The reason agains xbee is latency, and when you include range CRC checking etc, it will be also bandwith.
Actually they are Xbees from Maxstream not zigbee.

The thing is that I will be using the xbee for telemtry and remote updates of flight info. If I am doing that I would like to see if I can bypass the RC requirement.

How long would the latency be? Testing on the bench suggests pretty instantaneous transmission of push button events. I'll see if I can set up a desktop program to send out data with a timestamp and get the remote ardiono to reply. The maxstram dev kit comes with an echo test so maybe I'll try that.

The reason I asked is because I couldn't find any link to such a project. I was wondering what the protocol would be. These guys have a serial to servo unit. http://www.pololu.com/catalog/product/208 . A simple implementation would be just that board and an airborne zigbee with no arduino.
I'm also planning on building an xbee-only airborne platform next summer, with everything on a single line, incl. command uplink, telemetry and photo/video downlink. I've done a couple of trials (basically running about with an arduino that sends back 1 kB buffers it receives from a groundstation) and found out that a pair of 2 mW XBee Pro modules can maintain about 5 KB/s with decent latency (<200 ms) over 100 m (300 ft) LOS. I'm planning on using stronger ones, maybe 60 mW ones, and those are supposed to have a range over 1 km.
Sounds good, although I think photos and video might be too much for the xbees. I think there would have to be some sort of priority given to the RC. Maybe 200 ms might be too much for effective RC control. However, since this is meant to a semi automated aircraft, may that is enough. I'd be interested in Chris's and Jordi's experience on the RC link and how much it is used after takeoff and landing. How frequently are the controls changed on an RC transmitter, 4 or 5 times per second. That would be feasible on a xbee link and still have room left over for telemetry.
Jack Crossfire has done some testing with them for applications like this. Latency and reliability were indeed issues. See his comments here, for example.
Personally I would advise against using the pololu product for this application. I bought the exact same model when I set out to do a similar project and found out that the unit has been designed to lockup and need a hardware reset in the event of any incorrect serial data which is likely to happen at some point when using wireless products. This will certainly be a problem for an rc plane and I don't remember them mentioning this on the website. The only solution I found at the time was to build my own which simply ignored anything that wasn't valid servo data. I tend to get the plane in the air using a standard receiver then switch to Xbee and reverse for landing, latency doesn't seem to be a problem for gentle flight. GCS transmits 5 single byte servo positions every 100ms.
Hi James

Was that a single byte per servo? Have you any idea how much extra stuff the xbee adds to the packet for addressing, etc

Did you include a downlink for telemetry.

Diarmuid
Hi Diarmuid,
yes it was single byte per servo, I'm not sure just how much extra is added to the packets but you can reduce it by switching off error checking and packet resends etc.. I do use telemetry which is sent every 400 or 500ms as long as nothing is being sent to the servo's (I started with an lprs radio so had to include this option). the Telemetry is 37 bytes long and includes stripped down gps, accelerometer and battery voltage.
Thanks
Did you always send all the values for all servos all the time or did you only send when a value changed.

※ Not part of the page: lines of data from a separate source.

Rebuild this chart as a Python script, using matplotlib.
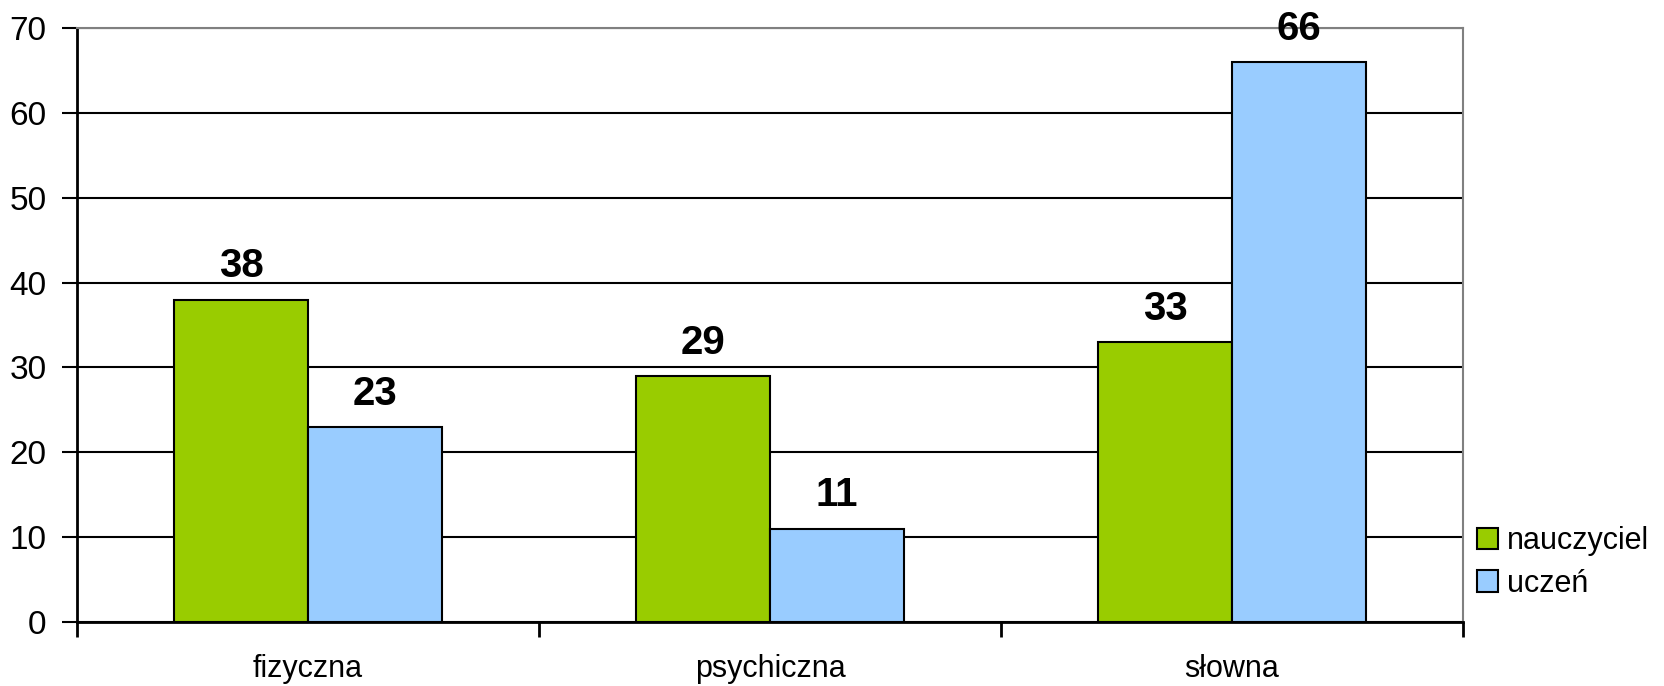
import numpy as np
import matplotlib.pyplot as plt

plt.rcParams['font.family'] = ['Liberation Sans', 'DejaVu Sans']

categories = ['fizyczna', 'psychiczna', 'słowna']
nauczyciel = [38, 29, 33]
uczen = [23, 11, 66]
series_names = ['nauczyciel', 'uczeń']
colors = ['#99CC00', '#99CCFF']

fig = plt.figure(figsize=(16.65, 6.86), dpi=100)
ax = fig.add_axes([0.0462, 0.0933, 0.8325, 0.8659])

x = np.arange(len(categories))
w = 0.29
bars1 = ax.bar(x - w / 2, nauczyciel, w, color=colors[0], edgecolor='black',
               linewidth=1.5, label=series_names[0], zorder=3)
bars2 = ax.bar(x + w / 2, uczen, w, color=colors[1], edgecolor='black',
               linewidth=1.5, label=series_names[1], zorder=3)

for bars in (bars1, bars2):
    for b in bars:
        ax.annotate(str(int(b.get_height())),
                    (b.get_x() + b.get_width() / 2, b.get_height()),
                    xytext=(0, 16), textcoords='offset points',
                    ha='center', va='baseline', fontsize=29,
                    fontweight='bold', zorder=4, clip_on=False)

ax.set_xlim(-0.5, len(categories) - 0.5)
ax.set_ylim(0, 70)
ax.set_yticks(np.arange(0, 71, 10))
ax.yaxis.grid(True, color='black', linewidth=1.5, zorder=0)
ax.set_axisbelow(True)

ax.set_xticks(x)
ax.set_xticklabels(categories, fontsize=22)
ax.tick_params(axis='x', length=0, pad=23)
ax.set_xticks(np.arange(-0.5, len(categories), 1), minor=True)
ax.tick_params(axis='x', which='minor', length=11, width=2, color='black')
ax.tick_params(axis='y', length=11, width=1.5, labelsize=24, pad=11)

for s in ['left', 'bottom']:
    ax.spines[s].set_color('black')
    ax.spines[s].set_linewidth(2)
for s in ['top', 'right']:
    ax.spines[s].set_color('#808080')
    ax.spines[s].set_linewidth(1.5)

ax.legend(loc='center left', bbox_to_anchor=(0.99, 0.1), frameon=False,
          fontsize=22, handlelength=0.7, handleheight=0.7, handletextpad=0.3,
          labelspacing=0.4)

fig.savefig('out.png', dpi=100)
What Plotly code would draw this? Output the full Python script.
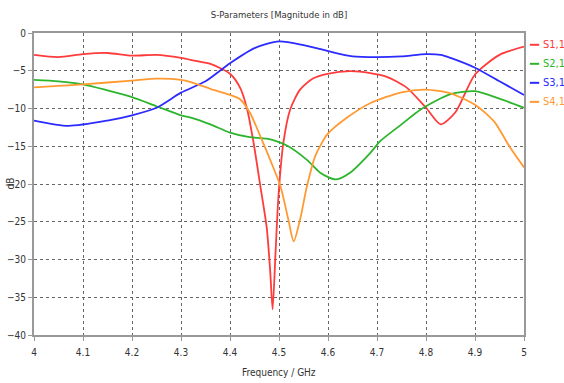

For instance, the throttle servo, was that always sent as it would not change so much.

Diarmuid
Originally I thought only sending changed values would be a good idea then as I started testing it became a bad one because if a changed value wasn't received correctly then the servo would not be actioned until another change happened. For this reason I now send all 5 values.
I am in the middle of building that type of configuration at the moment.
Took a 3 axis joystick with throttle and ran the voltages from the internal potentiometers into a PIC16F690.
The PIC takes the joystick and trim and converts to hex.
PIC uart to XBEE900 in transparent mode.

On the RC plane I have another XBEE900 receiving in transparent mode.
The serial from the XBEE goes to the Pololu servo controller.(Mini SSC II mode)

At the moment motor and servos can be controlled .
Have got some electrical noise(motor ,servos) at the moment which sends the Pololu in the error state on occasions.It will not recovery by itself so have to reboot it.
This locks up the Pololu servo controller
Joe, I have some code for a PIC16F628A which does a similar job as the pololu but without locking up (watchdog timer enable just in case). only thing is though is uses a different command set and only has 16 positions per servo. it was originally written by someone for a 16F887. If you want to try it I can send you the source and hex.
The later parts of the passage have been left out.